According to a new report, Self-Driving Cars: The Impact on People with Disabilities, released yesterday by the Ruderman Family Foundation and Securing America’s Future Energy (SAFE), the potential of driverless vehicles to liberate Americans with disabilities from transportation issues, bring more people into the workforce, and save substantially on health care, is vast. By engaging with government and private industry to make sure that tech firms and carmakers address the needs of drivers with disabilities, the report suggests new transportation options can be designed that would create 2 million more job opportunities and save $19 billion annually in health care costs.
The landmark Americans with Disabilities Act, which mandates equal access to transportation, was supposed to help Americans with disabilities get around.
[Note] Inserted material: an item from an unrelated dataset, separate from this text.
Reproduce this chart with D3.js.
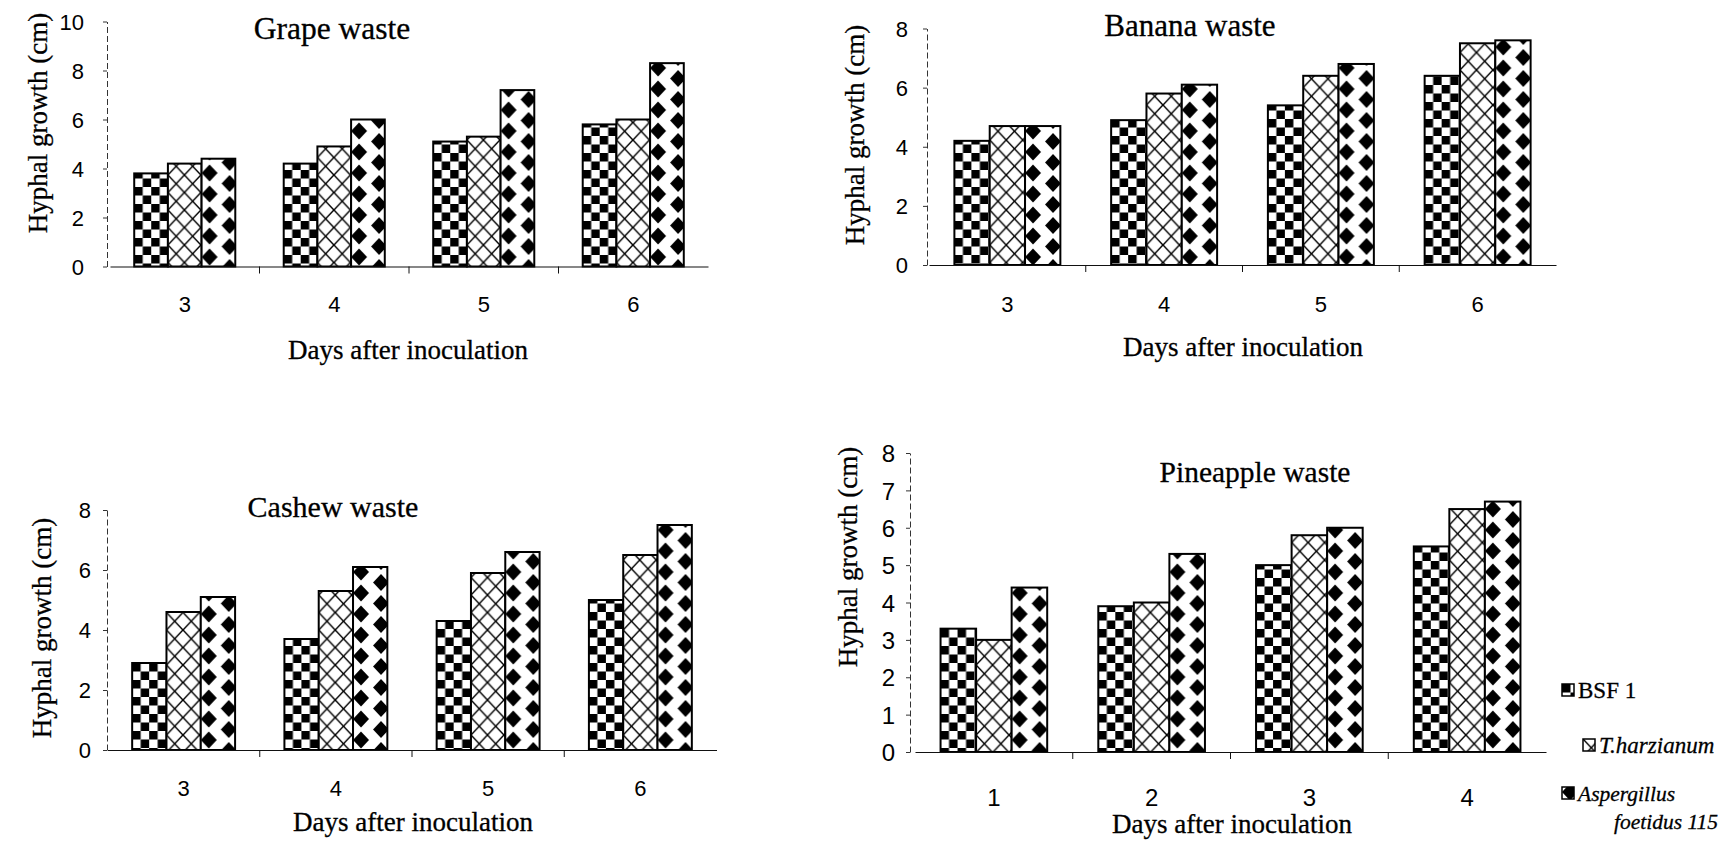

But decades after its passage in 1990, the promise of equality hasn’t been met, especially when it comes to employment. Transportation is one of the key hurdles. A 2003 Department of Transportation study found 45 percent of Americans with disabilities didn’t have access to a passenger vehicle.
Public transportation systems often lack full access for riders with disabilities and only cover certain parts of the country, streets don’t always have proper access for wheelchairs, and public paratransit systems, which allows riders to book trips in advance, are often crowded and offer minimal access. Agencies that run these services often run with high operating costs and don’t have the resources to provide reliable and convenient services. According to Andrew Houtenville, an expert on disabilities at the University of New Hampshire, “there is no expectation whatsoever that paratranist will perform to the level necessary.”